In the case of a facility which was newly established or of doubtful financial viability the commitment may take the form of a long term undertaking to pay a fixed periodical contribution (possibly expressed as the price of a given number of places) where that contribution is calculated to ensure overall financial viability.
Arrangements in which the employer’s participation in financing is little more than a token gesture, purporting to meet the statutory test but without real responsibility falling on the employer, do not meet the statutory test.
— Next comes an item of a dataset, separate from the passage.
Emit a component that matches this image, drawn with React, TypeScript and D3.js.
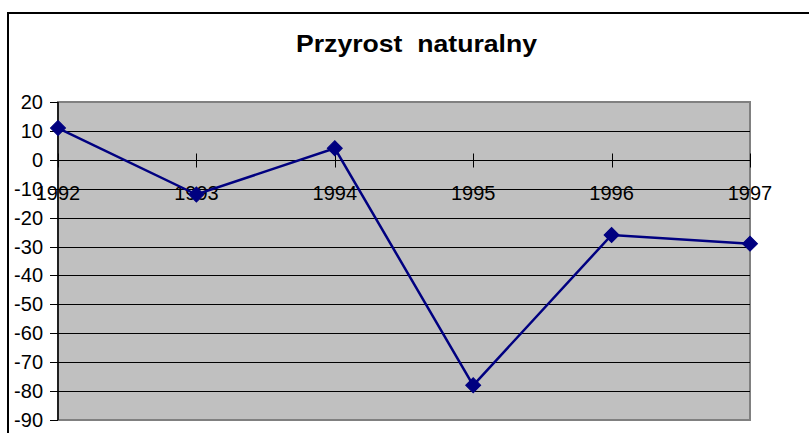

Responsibility for managing the provision of childcare
The “responsibility for management” test for jointly run workplace nurseries (see EIM22004) does not necessarily mean day-to-day management or direct responsibility for the care of the children. But it requires more than simply giving advice or being consulted from time to time about the broad policies. Having a right to a place on a committee which has no particular brief and little or no power to influence the way in which the care is provided is not sufficient. It requires close involvement in such matters as:
- appointing and monitoring the performance of those engaged to look after the children
- the extent of the care provided
- the conditions under which that care is provided and
- the allocation of places.
Employers must, in a real sense, play a part in management.
There is a difference in principle between
(1) a commercial nursery business contacting nearby employers as potential customers and establishing arrangements whereby the employer may offer childcare places as a benefit to its employees, and
(2) several employers located in the same general area establishing in partnership a qualifying nursery for the purpose of offer childcare places as a benefit to their respective employees but contracting with a commercial nursery care business for the supply of sufficient qualified carers.
Scenario (1) will not qualify for the workplace nursery exemption even though both scenarios might be portrayed as being, in substance, indistinguishable.